The senators said that to manage the fund, the Federal Government could set up an ad hoc committee to be known as Presidential Initiative on Zamfara which would have a 10-year lifespan and coordinate programmes and activities aimed at addressing humanitarian crisis in the state.
While moving the motion, Senator Marafa alerted the chamber that the problem of insecurity in Zamfara State was deteriorating on weekly or even daily basis, while he called for urgent national action and from the parliament.
He said that heinous activities of different categories of mindless criminals or killers in the state like armed bandits, cattle rustlers, kidnappers were creating serious humanitarian crisis in the state that must be addressed very urgently.
He said: “Since 2011, as a result of the unabating activities of the criminals in the state, roughly estimated 11,000 males have been killed who left behind an average of 22,000 widows and by extension, 44,000 orphans.
“These figures are just by conservative estimates because the figures are far higher.
“The bandits, especially heavily-armed kidnappers, operate with little or no resistance in Gusau, the state capital, making less than 75 per cent of people in the state not to be sleeping in their houses.
“The situation has nothing to do with politics because my own blood sister was murdered in her matrimonial home in February this year and even two of my cousins outside the state capital a few weeks back.”
Deputy Senate President, Ike Ekweremadu, who was the first to contribute, said that Senator Marafa should be commended for always bringing the deteriorating security situation in Zamfara State to the front burner of discourse in the Senate.
He said: “The primary purpose of government as clearly stated in Section (1b) of the 1999 Constitution as amended is all about security and welfare of citizens. Any government that cannot make provisions for these has no business in governance.
ALSO READ: Senate leadership: I never said 82 Senators back Ahmed Lawan ― Wamakko
“For government to tackle the security problem headlong, the abnormality of Nigeria being the only federation with centralised police must be addressed.
“It has been suggested and said in this hallowed chamber that long-lasting solutions to myriads of insecurity challenges in the land is creation of state police, the earlier we embrace it the better for the country.”
Also in his contributions, Senate Chief Whip, Olusola Adeyeye, said the problem of the country is the constitution itself, which with its provisions, puts on ground what he called an over-centralised federation or unitary system as against federal system of government.
According to him, as long as the problematic constitution is not amended by way of removing policing from exclusive list to concurrent list, to pave way for state police, criminality at local levels will continue unabated.
“How on earth would a supposedly federation have 68 items on its exclusive list and just 12 ambiguous and nebulous items on its concurrent list. Provisions of this constitution make mockery of Nigeria as a federation and the earlier it is addressed, the better because every crime is local and solution to it is local,” he said.

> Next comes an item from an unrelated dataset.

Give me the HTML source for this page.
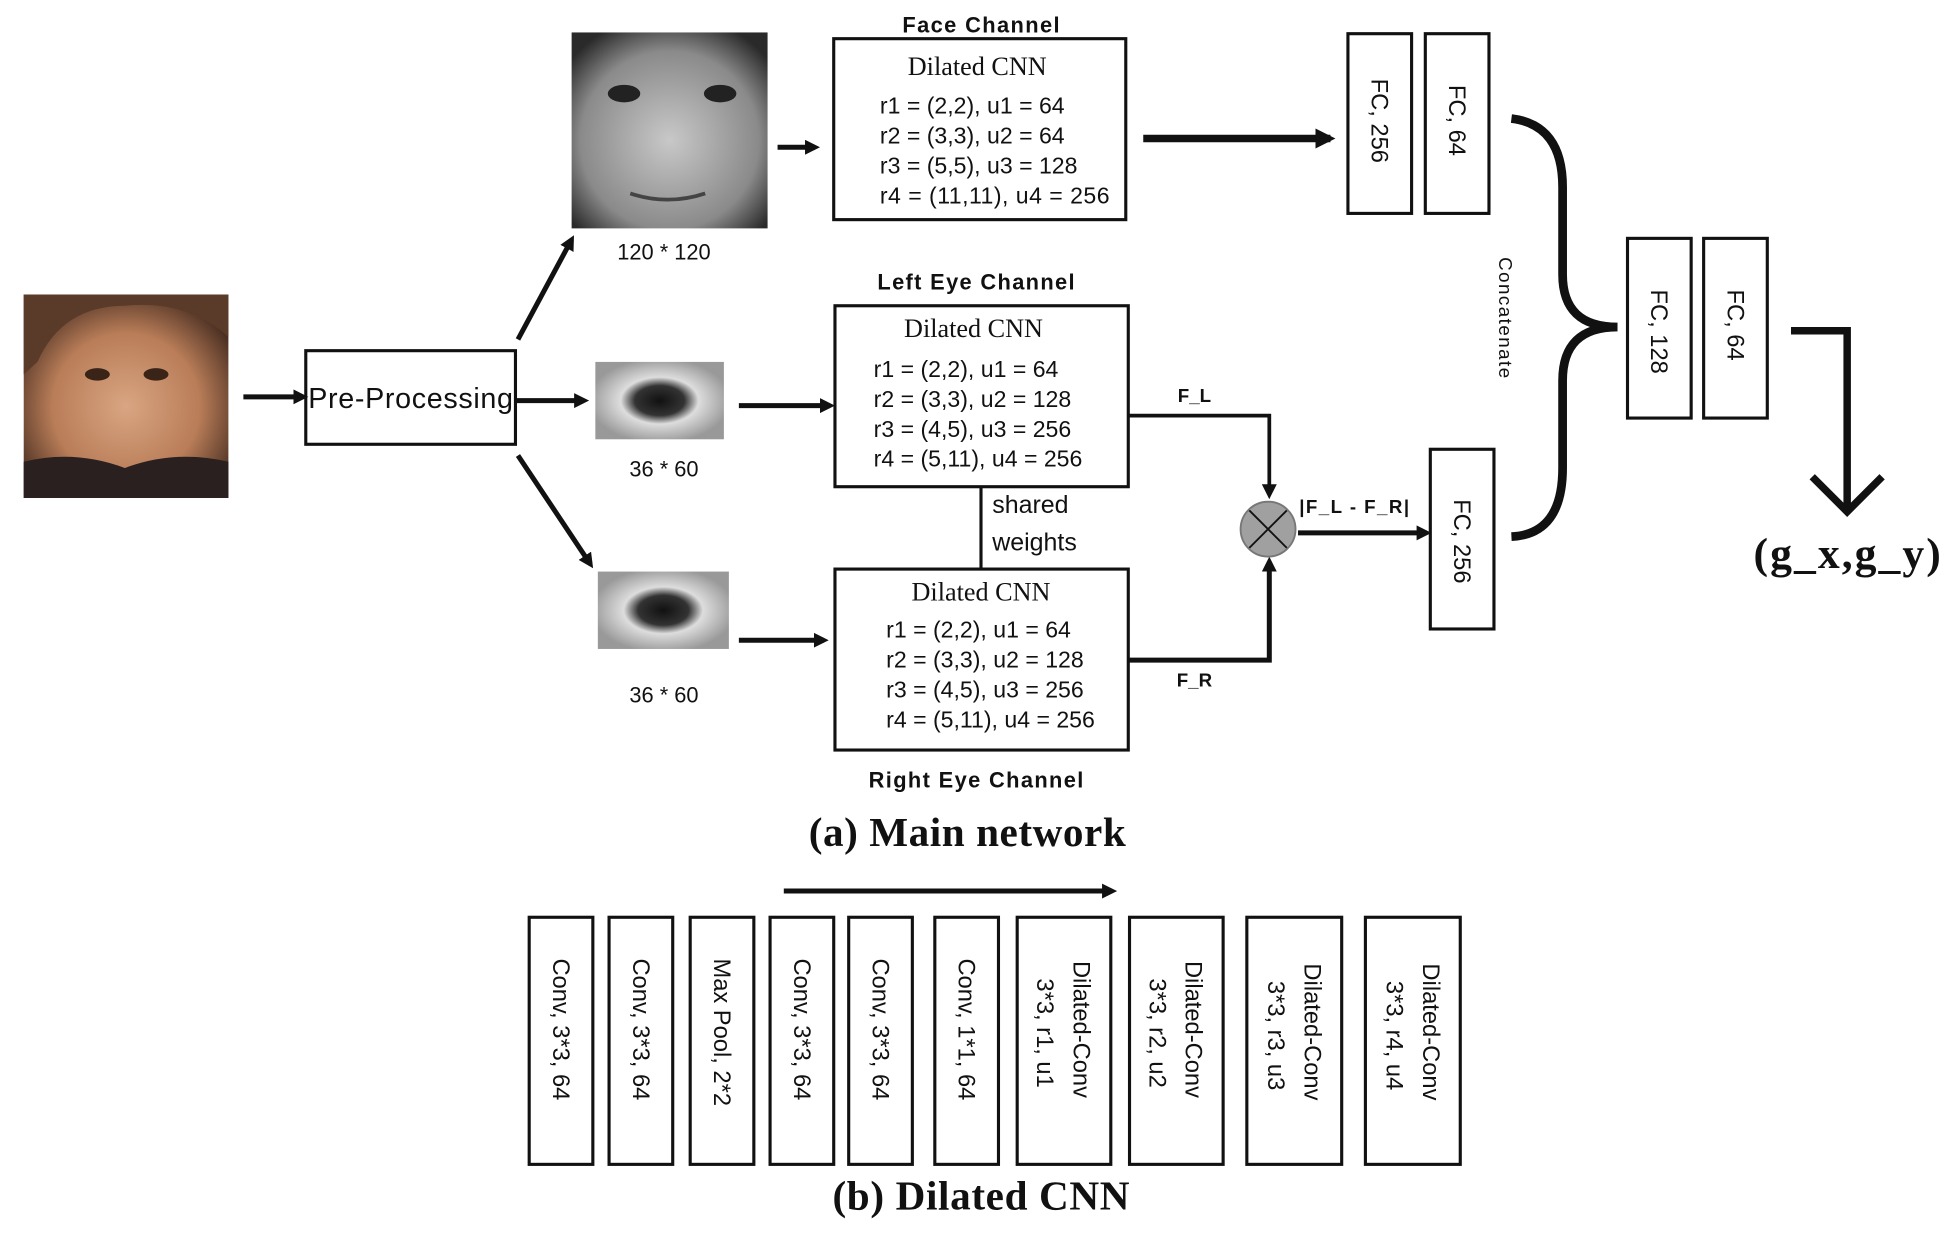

Other senators who spoke on the motion including Senate Leader, Senator Ahmad Lawan; Deputy Leader, Bala Ibn Na’Allah Shehu Sani; Mohammed Hassan and Emmanuel Bwacha all condemned the spate of insecurity in the land in their various contributions.
Senate President, Bukola Saraki, in his remarks stated that policing needed to be localised to ensure that all crimes are tackled from the local levels.